Northeastern Section - 51st Annual Meeting - 2016

Paper No. 47-3
Presentation Time: 1:30 PM-5:30 PM

A ~13,000 YEAR RECORD OF CLIMATE AND ENVIRONMENTAL CHANGE AT ZURICH BOG, NY


ADAMS, Brooke K., Department of Geoscience, Hobart & William Smith Colleges, 300 Pulteney St, Geneva, NY 14456, CURTIN, Tara M., Department of Geoscience, Hobart & William Smith Colleges, Geneva, NY 14456 and RAYBURN, John A., Department of Geology, SUNY New Paltz, 1 Hawk Drive, New Paltz, NY 12561, brooke.adams@hws.edu

Long, continuous sediment core records are critical for assessing the evolution of climate and ecosystems during the Holocene. A ~7.3 m long vibracore was collected from Zurich Bog in order to learn about past climate and environmental conditions in the New York Finger Lakes region over the last ~13,000 years. We analyzed the core using several climate proxies: loss-on-ignition (weight percent organic matter, carbonate, and terrigenous sediment), bulk magnetic susceptibility, atomic C/N ratios, and the stable carbon isotopic composition (δ13C) of bulk organic matter. Five radiocarbon ages, from three stratigraphic levels in the core, were calibrated to calendar years using CALIB 7.1 and then a constant linear sedimentation rate was assumed between these dated intervals to create an age-depth model.

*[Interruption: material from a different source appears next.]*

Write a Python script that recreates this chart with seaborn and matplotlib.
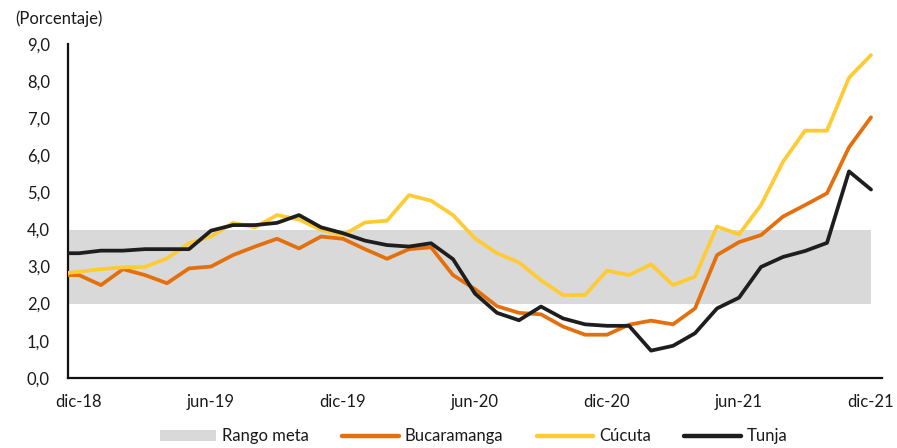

We recognized three main units in the core. The base of the core (Unit 1) is ~0.4 m thick and comprised of alternating light gray silty clay and sand beds with very minor, if any, organic matter. The middle unit (Unit 2), ~3.2 m thick, is made up of banded to laminated brown to beige silt. Autochthonous organic matter and calcite are the primary components of this unit. The uppermost unit (Unit 3), ~3.7 m thick is made of peat. This unit exhibits a gradual increase in terrestrial organic matter from ~70 to ~95% upcore. Each transition between units demarcates an important shift in the landscape. Between Unit 1 and 2, the region abruptly transitioned from a relatively shallow bay of proglacial Lake Iroquois to a smaller isolated lake at ~13,000 years ago. This small, relatively shallow lake probably existed for ~7,000 years. The lake slowly became more eutrophic as it filled in with mainly terrigenous sediment and terrestrial organic matter. Since then, this site has been a fen to bog-type environment. Future work includes spectral analysis of the climate proxy datasets to identify significant periodicities using the Singular Spectrum Analysis and Multi Taper Method.